I've found that disabling NCQ helps with the problem. Together with one more workaround I've committed it to 9-CURRENT at SVN rev 218596: http://svn.freebsd.org/changeset/base/218596.

Update your sources please and try again.


----------



## monstrfolk (Feb 12, 2011)

This fix does not work with stable branch for FreeBSD 8. It fails because cam_ccb.h does not contain hba_vendor, hba_device, hba_subvendor, and hba_subdevice. I commented out lines 2669 - 2672 in ahci.c. The module now compiles. Question...Will it work for 8 by commenting out those lines or does hba_vendor, hba_device, hba_subvendor, and hba_subdevice have to be set?


----------



## mav@ (Feb 13, 2011)

Those fields are not existed and not needed at 8-STABLE. I would try to apply mentioned patch exactly http://svn.freebsd.org/viewvc/base/...view=patch&r1=218605&r2=218595&pathrev=218596, but removing those hba_XXX lines from 9-CURRENT file should probably also work.


----------



## monstrfolk (Feb 13, 2011)

The patch mav@ has posted works! I transferred 20gigs of files from drives connected to a Marvell 88se6145 controller. A few files were as large as 5gigs. 

Great job mav and thankyou!


----------



## monstrfolk (Feb 14, 2011)

Conducted more tests.
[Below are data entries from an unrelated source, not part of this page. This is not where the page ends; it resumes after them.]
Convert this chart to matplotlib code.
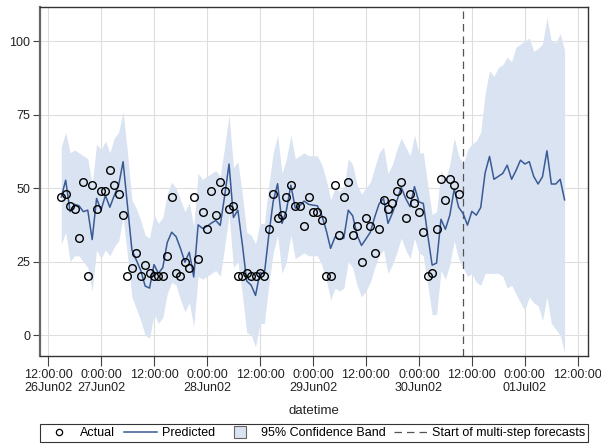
import pandas as pd
import matplotlib
matplotlib.use('Agg')
from matplotlib import pyplot as plt
from matplotlib.lines import Line2D

plt.rcParams['font.family'] = ['Liberation Sans', 'DejaVu Sans']

# hourly series, 26Jun02 15:00 -> 01Jul02 09:00
start = '2002-06-26 15:00'
forecast_start = '2002-06-30 10:00'

actual = [47, 48, 44, 43, 33, 52, 20, 51, 43, 49, 49, 56, 51, 48, 41, 20, 23, 28, 20, 24,
          21, 20, 20, 20, 27, 47, 21, 20, 25, 23, 47, 26, 42, 36, 49, 41, 52, 49, 43, 44,
          20, 20, 21, 20, 20, 21, 20, 36, 48, 40, 41, 47, 51, 44, 44, 37, 47, 42, 42, 39,
          20, 20, 51, 34, 47, 52, 34, 37, 25, 40, 37, 28, 36, 46, 43, 45, 49, 52, 40, 48,
          45, 42, 35, 20, 21, 36, 53, 46, 53, 51, 48]

predicted = [47, 52.7, 42, 44.5, 44, 42, 42.5, 32.5, 46.5, 42.5, 47.5, 43.5, 47.5, 51, 59,
             44, 29, 25.5, 22, 16.7, 16, 24, 21, 23, 31.5, 35, 33.5, 29.5, 24.8, 28.2,
             19.8, 37.5, 36.3, 37, 38.1, 39, 37.3, 47.3, 58.2, 40, 42.5, 31, 18.4, 17, 13.5,
             21.3, 20.8, 34, 45.5, 51.5, 38, 42.5, 51, 43.2, 44, 45.6, 44.5, 44.2, 44, 40.8,
             35.7, 29.5, 33.4, 32.5, 33, 42.5, 40.6, 34, 30.5, 32.7, 35, 40.2, 44.7, 46.5, 38,
             41.5, 45.6, 50.3, 46.5, 43.7, 50.5, 45.3, 44.8, 34, 23.8, 24.5, 39.4, 36, 40.8,
             49.7, 43.5, 41.4, 37.4, 42.1, 40.8, 43.4, 55.2, 60.8, 53, 54, 55, 57.8, 53, 56,
             59.5, 58.2, 59, 54, 51.4, 53.9, 62.7, 51.4, 51.4, 53, 46]

upper = [64, 69, 62, 63, 62, 61, 60, 51, 65, 63, 66, 62, 67, 69, 76, 62, 46, 43, 39, 34,
         33, 41, 38, 40, 48, 52, 50, 46, 42, 45, 37, 55, 53, 54, 55, 56, 54, 64, 75, 57,
         59, 48, 35, 34, 31, 38, 38, 51, 62, 68, 55, 60, 68, 60, 61, 62, 61, 61, 61, 58,
         53, 46, 50, 49, 50, 60, 58, 51, 48, 50, 52, 57, 62, 64, 55, 58, 63, 67, 64, 61,
         68, 62, 62, 51, 41, 42, 56, 53, 58, 67, 61, 58, 63, 65, 66, 69, 82, 90, 88, 91,
         92, 94.5, 93, 98, 99, 100, 101, 96.5, 97.5, 99, 108, 100, 99.5, 102.5, 97]

lower = [31, 35, 25, 27, 27, 25, 23, 15, 29, 26, 29, 27, 30, 32, 40, 27, 13, 9, 5, 0,
         -1, 7, 4, 6, 14, 18, 17, 12, 8, 11, 3, 20, 19, 20, 21, 22, 20, 30, 41, 23,
         25, 14, 1, 0, -4, 4, 4, 17, 28, 34, 21, 25, 34, 26, 27, 28, 27, 27, 27, 24,
         19, 12, 16, 15, 16, 25, 23, 17, 13, 15, 18, 23, 27, 29, 21, 24, 28, 33, 29, 26,
         33, 28, 27, 17, 7, 7, 22, 19, 24, 32, 26, 23, 20, 21, 18, 17, 21, 21, 21, 21,
         20, 16, 17, 14, 11, 8.5, 13, 11, 10, 5, 13, 4, 2, 0, -6]

tick_times = pd.date_range('2002-06-26 12:00', '2002-07-01 12:00', freq='12h')
tick_labels = ['12:00:00\n26Jun02', '0:00:00\n27Jun02', '12:00:00', '0:00:00\n28Jun02',
               '12:00:00', '0:00:00\n29Jun02', '12:00:00', '0:00:00\n30Jun02',
               '12:00:00', '0:00:00\n01Jul02', '12:00:00']

t_all = pd.date_range(start, periods=len(predicted), freq='h')
t_act = t_all[:len(actual)]

band_col = '#d9e3f1'
line_col = '#3a5a96'

fig = plt.figure(figsize=(6.01, 4.44), dpi=100)
ax = fig.add_axes([40 / 601, 1 - 356 / 444, 548 / 601, 349 / 444])

ax.fill_between(t_all, lower, upper, color=band_col, lw=0, zorder=1)
ax.plot(t_all, predicted, color=line_col, lw=1.1, zorder=3)
ax.plot(t_act, actual, 'o', mfc='none', mec='black', ms=5.5, mew=1, zorder=4)
ax.axvline(pd.Timestamp(forecast_start), color='#555555', lw=0.9, ls=(0, (6, 4)), zorder=2)

ax.set_ylim(-7.1, 111.6)
ax.set_yticks([0, 25, 50, 75, 100])
ax.set_xlim(pd.Timestamp('2002-06-26 10:11'), pd.Timestamp('2002-07-01 14:18'))
ax.set_xticks(tick_times)
ax.set_xticklabels(tick_labels, ha='center')
ax.grid(True, color='#dedede', lw=0.8, zorder=0)
ax.set_axisbelow(True)

ax.tick_params(axis='both', labelsize=9, labelcolor='#222222', color='#444444')
ax.tick_params(axis='x', length=7, pad=2)
ax.tick_params(axis='y', length=5, pad=2)
for s in ax.spines.values():
    s.set_color('#333333')
    s.set_linewidth(1)
ax.spines['left'].set_color('#666666')
ax.spines['left'].set_linewidth(1.6)

ax.set_xlabel('datetime', fontsize=9.5, color='#222222', labelpad=8)

handles = [Line2D([], [], marker='o', ls='none', mfc='none', mec='black', ms=4.5, mew=0.9),
           Line2D([], [], color=line_col, lw=1.1),
           Line2D([], [], marker='s', ls='none', mfc=band_col, mec='#666666', ms=8, mew=0.8),
           Line2D([], [], color='#555555', lw=0.9, ls=(0, (6, 4)))]
labels = ['Actual', 'Predicted', '95% Confidence Band', 'Start of multi-step forecasts']
leg = fig.legend(handles, labels, loc='lower center', ncol=4,
                 bbox_to_anchor=(314 / 601, 2 / 444), borderaxespad=0,
                 fontsize=9, frameon=True, fancybox=False, borderpad=0.25,
                 handlelength=2.6, handletextpad=0.4, columnspacing=0.7)
leg.get_frame().set_edgecolor('black')
leg.get_frame().set_linewidth(0.8)

fig.savefig('out.png', dpi=100)
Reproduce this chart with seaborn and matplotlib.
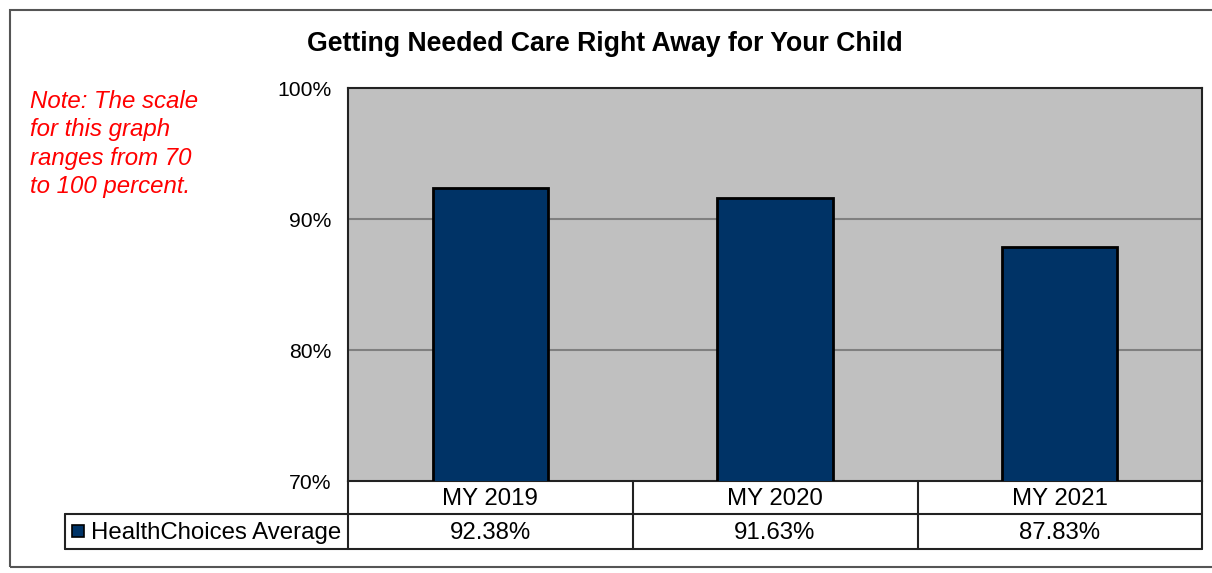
import matplotlib
matplotlib.use("Agg")
import matplotlib.pyplot as plt
from matplotlib.lines import Line2D
from matplotlib.patches import Rectangle
import seaborn as sns
import pandas as pd

categories = ["MY 2019", "MY 2020", "MY 2021"]
values = [92.38, 91.63, 87.83]
series_name = "HealthChoices Average"
value_labels = ["92.38%", "91.63%", "87.83%"]
yticks = [70, 80, 90, 100]
ytick_labels = ["70%", "80%", "90%", "100%"]
title = "Getting Needed Care Right Away for Your Child"
note = "Note: The scale\nfor this graph\nranges from 70\nto 100 percent."

sns.set_theme(style="white")
plt.rcParams["font.family"] = ["Liberation Sans", "DejaVu Sans"]
plt.rcParams["text.color"] = "black"
plt.rcParams["ytick.color"] = "black"
plt.rcParams["ytick.labelcolor"] = "black"

W, H = 1212, 573
fig = plt.figure(figsize=(W / 100, H / 100), dpi=100)

def fx(x):
    return x / W

def fy(y):
    return 1 - y / H

# axes: x 348..1202, y 88..481
ax = fig.add_axes([fx(348), fy(481), fx(1202) - fx(348), fy(88) - fy(481)])
df = pd.DataFrame({"cat": categories, "val": values})
navy = "#003366"
sns.barplot(data=df, x="cat", y="val", color=navy, width=0.405, ax=ax,
            edgecolor="black", linewidth=2, saturation=1, zorder=3)
ax.set_facecolor("#C0C0C0")
ax.set_ylim(70, 100)
ax.set_xlim(-0.5, 2.5)
ax.set_yticks(yticks)
ax.set_yticklabels(ytick_labels, fontsize=15.2, color="black")
ax.tick_params(axis="y", length=0, pad=12)
ax.set_xticks([])
ax.set_xlabel("")
ax.set_ylabel("")
for y in [80, 90]:
    ax.axhline(y, color="#808080", lw=1.5, zorder=1)
for s in ax.spines.values():
    s.set_visible(True)
    s.set_color("#222222")
    s.set_linewidth(1.5)

# title and note
fig.text(fx(605), fy(44), title, ha="center", va="center", fontsize=19.2,
         fontweight="bold", color="black")
fig.text(fx(30), fy(90), note, ha="left", va="top", fontsize=17.3, style="italic",
         color="#FF0000", linespacing=1.3)

# data table
lc = "#222222"
def hline(x0, x1, y):
    fig.add_artist(Line2D([fx(x0), fx(x1)], [fy(y), fy(y)], color=lc, lw=1.5))
def vline(x, y0, y1):
    fig.add_artist(Line2D([fx(x), fx(x)], [fy(y0), fy(y1)], color=lc, lw=1.5))

hline(65, 1202, 514)
hline(65, 1202, 549)
vline(65, 514, 549)
vline(348, 481, 549)
vline(633, 481, 549)
vline(918, 481, 549)
vline(1202, 481, 549)

xt = ax.get_xaxis_transform()
for i, (c, v) in enumerate(zip(categories, value_labels)):
    ax.text(i, -(499 - 481) / 393, c, transform=xt, ha="center", va="center",
            fontsize=17.3, color="black", clip_on=False)
    ax.text(i, -(533 - 481) / 393, v, transform=xt, ha="center", va="center",
            fontsize=17.3, color="black", clip_on=False)

fig.add_artist(Rectangle((fx(72), fy(537)), fx(84) - fx(72), fy(525) - fy(537),
                         facecolor=navy, edgecolor="black", lw=1.2))
fig.text(fx(91), fy(533), series_name, ha="left", va="center", fontsize=17.3,
         color="black")

# outer frame
fig.add_artist(Rectangle((fx(10), fy(567)), fx(1215) - fx(10), fy(10) - fy(567),
                         facecolor="none", edgecolor="#555555", lw=1.5))

fig.savefig("out.png", dpi=100, facecolor="white")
Transfered 400gigs from a mirror zfs to a raidz2 on the Marvell 88se6145 Sata controller.

Sometimes the copying would take longer than I expected on some files, but always continued.


----------



## aronjd (Feb 14, 2011)

Hi  Everybody,

I hope i don't sound to much as a noob.. But can somebody explain to me how to insert this patch in FreeBSD stable (version 8.1 if it is possible)

I tried to install version 9 but it is WAY to buggy for my production environment.

Thanks!!


----------



## ers (Feb 15, 2011)

mav@ said:
			
		

> Those fields are not existed and not needed at 8-STABLE. I would try to apply mentioned patch exactly http://svn.freebsd.org/viewvc/base/...view=patch&r1=218605&r2=218595&pathrev=218596, but removing those hba_XXX lines from 9-CURRENT file should probably also work.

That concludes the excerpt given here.